Kivuusama Mays

No. 53, 56, 55
- Position:: Linebacker

Personal information
- Born:: January 7, 1975 (age 50) Anniston, Alabama, U.S.
- Height:: 6 ft 3 in (1.91 m)
- Weight:: 247 lb (112 kg)

Career information
- High school:: San Antonio (TX) Cole
- College:: North Carolina
- NFL draft:: 1998: 4th round, 110th pick

Career history
- Minnesota Vikings (1998–1999); Green Bay Packers (1999); Chicago Enforcers (2001);

Career highlights and awards
- Third-team All-American (1997); 2× First-team All-ACC (1995, 1997); Second-team All-ACC (1996);

Career NFL statistics
- Tackles:: 17
- Fumble recoveries:: 1
- Stats at Pro Football Reference

= Kivuusama Mays =

American football player (born 1975)

Kivuusama Mays (born January 7, 1975) is an American former professional football player who was a linebacker in the National Football League (NFL).

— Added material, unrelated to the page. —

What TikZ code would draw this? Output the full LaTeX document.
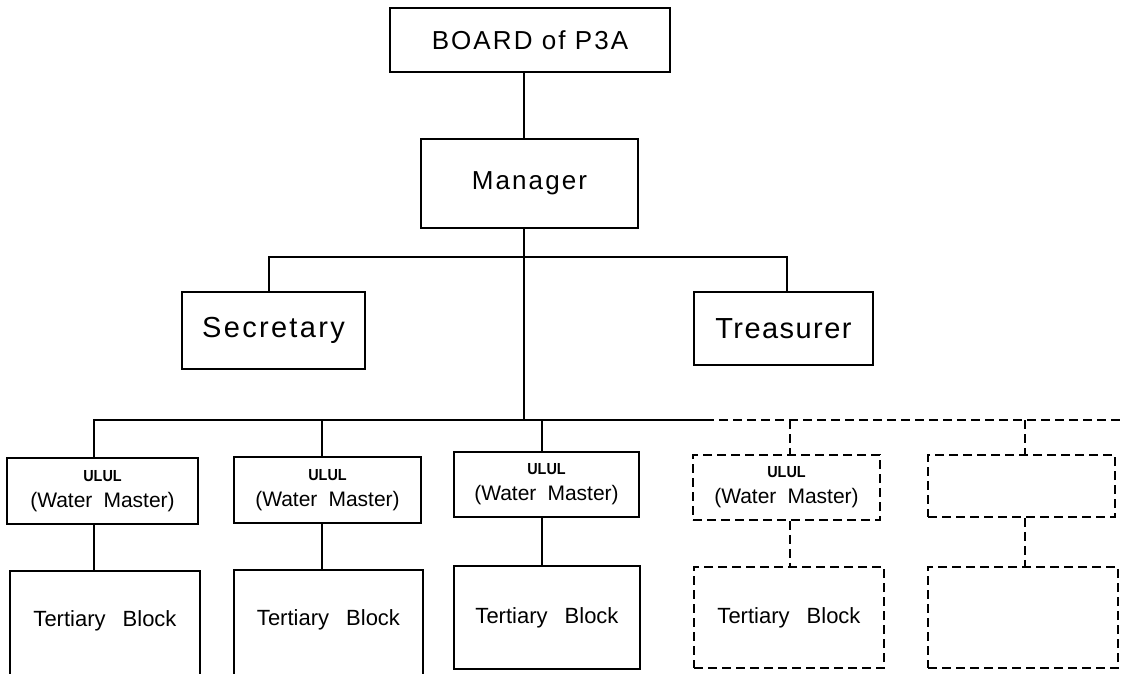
\documentclass[tikz,border=0pt]{standalone}
\usepackage{fontspec}
\setmainfont{Liberation Sans}
\newcommand\ululmark{{\bfseries\fontsize{16}{20}\selectfont\scalebox{0.9}[1]{ULUL}}}
\newcommand\wmtext{(Water\hspace{0.25em} Master)}
\begin{document}
\begin{tikzpicture}[x=1pt,y=-1pt,
  box/.style={draw, line width=1.8pt, inner sep=0pt, align=center},
  dbox/.style={box, dash pattern=on 9pt off 5pt},
  wire/.style={line width=1.8pt},
  dwire/.style={line width=1.8pt, dash pattern=on 9pt off 5pt},
  bigA/.style={font=\fontsize{26}{30}\selectfont\addfontfeature{LetterSpace=8}},
  bigB/.style={font=\fontsize{29}{34}\selectfont\addfontfeature{LetterSpace=8}},
  bigC/.style={font=\fontsize{29}{34}\selectfont\addfontfeature{LetterSpace=5}},
  wm/.style={font=\fontsize{21}{26}\selectfont},
  tert/.style={font=\fontsize{22}{26}\selectfont, inner sep=0pt}]
\useasboundingbox (0,0) rectangle (1125,673);
\clip (0,0) rectangle (1125,673);

% top nodes
\node[box, bigA, minimum width=280pt, minimum height=64pt] (board) at (530,40) {BOARD of P3A};
\node[box, bigA, minimum width=217pt, minimum height=89pt] (mgr) at (529.5,183.5) {Manager};
\node[box, bigB, minimum width=183pt, minimum height=77pt] (sec) at (273.5,330.5) {Secretary};
\node[box, bigC, minimum width=179pt, minimum height=73pt] (tre) at (783.5,328.5) {Treasurer};

% ULUL row
\node[box, wm, minimum width=191pt, minimum height=66pt] (u1) at (102.5,491) {\ululmark\\ \wmtext};
\node[box, wm, minimum width=187pt, minimum height=66pt] (u2) at (327.5,490) {\ululmark\\ \wmtext};
\node[box, wm, minimum width=185pt, minimum height=65pt] (u3) at (546.5,484.5) {\ululmark\\ \wmtext};
\node[dbox, wm, minimum width=187pt, minimum height=65pt] (u4) at (786.5,487.5) {\ululmark\\ \wmtext};
\node[dbox, minimum width=187pt, minimum height=62pt] (u5) at (1021.5,486) {};

% tertiary row
\node[box, minimum width=190pt, minimum height=129pt,
  label={[tert, yshift=15pt]center:Tertiary\hspace{0.5em} Block}] (t1) at (105,635.5) {};
\node[box, minimum width=189pt, minimum height=129pt,
  label={[tert, yshift=14.5pt]center:Tertiary\hspace{0.5em} Block}] (t2) at (328.5,634.5) {};
\node[box, tert, minimum width=186pt, minimum height=103pt] (t3) at (547,617.5) {Tertiary\hspace{0.5em} Block};
\node[dbox, tert, minimum width=190pt, minimum height=101pt] (t4) at (789,617.5) {Tertiary\hspace{0.5em} Block};
\node[dbox, minimum width=190pt, minimum height=101pt] (t5) at (1023,617.5) {};

% coordinates of the connector lines
\coordinate (sp) at (524,0);
\coordinate (bar2) at (524,420);
\coordinate (cs) at (269,257);
\coordinate (ct) at (787,257);
\coordinate (c1) at (94,420);
\coordinate (c2) at (322,420);
\coordinate (c3) at (542,420);
\coordinate (cm) at (705,420);
\coordinate (c4) at (790,420);
\coordinate (c5) at (1025,420);
\coordinate (cend) at (1125,420);

% connectors
\draw[wire] (board.south -| sp) -- (mgr.north -| sp);
\draw[wire] (mgr.south -| sp) -- (bar2);
\draw[wire] (sec.north -| cs) -- (cs) -- (ct) -- (tre.north -| ct);
\draw[wire] (u1.north -| c1) -- (c1) -- (cm);
\draw[wire] (c2) -- (u2.north -| c2);
\draw[wire] (c3) -- (u3.north -| c3);
\draw[dwire] (cm) -- (cend);
\draw[dwire] (c4) -- (u4.north -| c4);
\draw[dwire] (c5) -- (u5.north -| c5);

\draw[wire] (u1.south -| c1) -- (t1.north -| c1);
\draw[wire] (u2.south -| c2) -- (t2.north -| c2);
\draw[wire] (u3.south -| c3) -- (t3.north -| c3);
\draw[dwire] (u4.south -| c4) -- (t4.north -| c4);
\draw[dwire] (u5.south -| c5) -- (t5.north -| c5);
\end{tikzpicture}
\end{document}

He played college football for the North Carolina Tar Heels.

==Biography==
Mays was born on January 7, 1975, in Anniston, Alabama.

==Career==
Kivuusama was selected in the fourth round of the 1998 NFL draft by the Minnesota Vikings and played that season with the team. He split the following season between the Vikings and the Green Bay Packers.

He played at the collegiate level at the University of North Carolina at Chapel Hill.